Taylor Teagarden hit a tiebreaking two-run double in the fifth and Jason Donald followed with a two-run homer off the left-field foul pole, lifting the United States to an 8-4 victory over Japan.

The Americans bounced back some 15 hours after a demoralizing 10-2 semifinal loss to defending champion Cuba, finding an answer on offense each time Japan took a lead.

Brett Anderson pitched eight solid innings for the U.S. (6-3), manager Davey Johnson's roster of top minor leaguers and one college standout in pitcher Stephen Strasburg of San Diego State.

Anderson, one of two starters on the roster from the Oakland Athletics' Double-A affiliate, allowed Norichika Aoki's go-ahead three-run homer in the top of the third but settled down and held the Japanese in check the rest of the way. Kevin Jepsen pitched a scoreless ninth but had the bases loaded when Shinnosuke Abe grounded out to first to end it.

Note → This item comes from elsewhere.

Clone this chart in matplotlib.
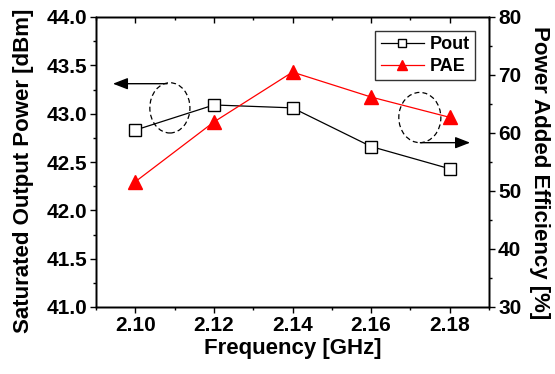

The left-hander allowed four runs on five hits, struck out seven and walked three -- and the defense was more steady behind him than it had been in games the Americans lost during what for now was their final Olympic run. Baseball is coming off the program for the 2012 London Games.

The last thing these players wanted was to return to their minor league clubs, or for some upcoming September call-ups to the majors, empty-handed after arriving as medal favorites.

After Aoki's homer, U.S. cleanup hitter Matt Brown answered with his own three-run shot in the bottom half to tie the game at 4.

This marked a disappointing and surprising finish for the Japanese.

Japan (4-5) won the inaugural World Baseball Classic in 2006 and had been widely considered the favorite to win gold in the Beijing Games. In the eighth, Japanese manager Senichi Hoshino turned to top pitching prospect Yu Darvish, likely to be in the major leaguers in a few years. But the damage had already been done and Japan couldn't produce the timely hits late.

The small contingent of American fans at Wukesong Stadium chanted "USA! USA!" until the final out was made.

Masahiro Araki homered in the first inning off Anderson to put Japan ahead 1-0, then Matt LaPorta tied it with a two-out solo shot in the second. Both LaPorta and Jayson Nix returned to the U.S. lineup after sitting out in recent days with injuries.

LaPorta was hit in the head by a pitch against China on Monday and sustained a mild concussion, while Nix fouled a ball off his left eye in the 11th inning of a 5-4 loss to Cuba last Friday and needed microsurgery to repair the wound.

Jacques Rogge, president of the International Olympic Committee, sat in the stands behind home plate for part of the game with International Baseball Federation president Harvey Schiller. The IBAF is campaigning to get baseball back on the Olympic program for the 2016 summer games after being voted off for 2012.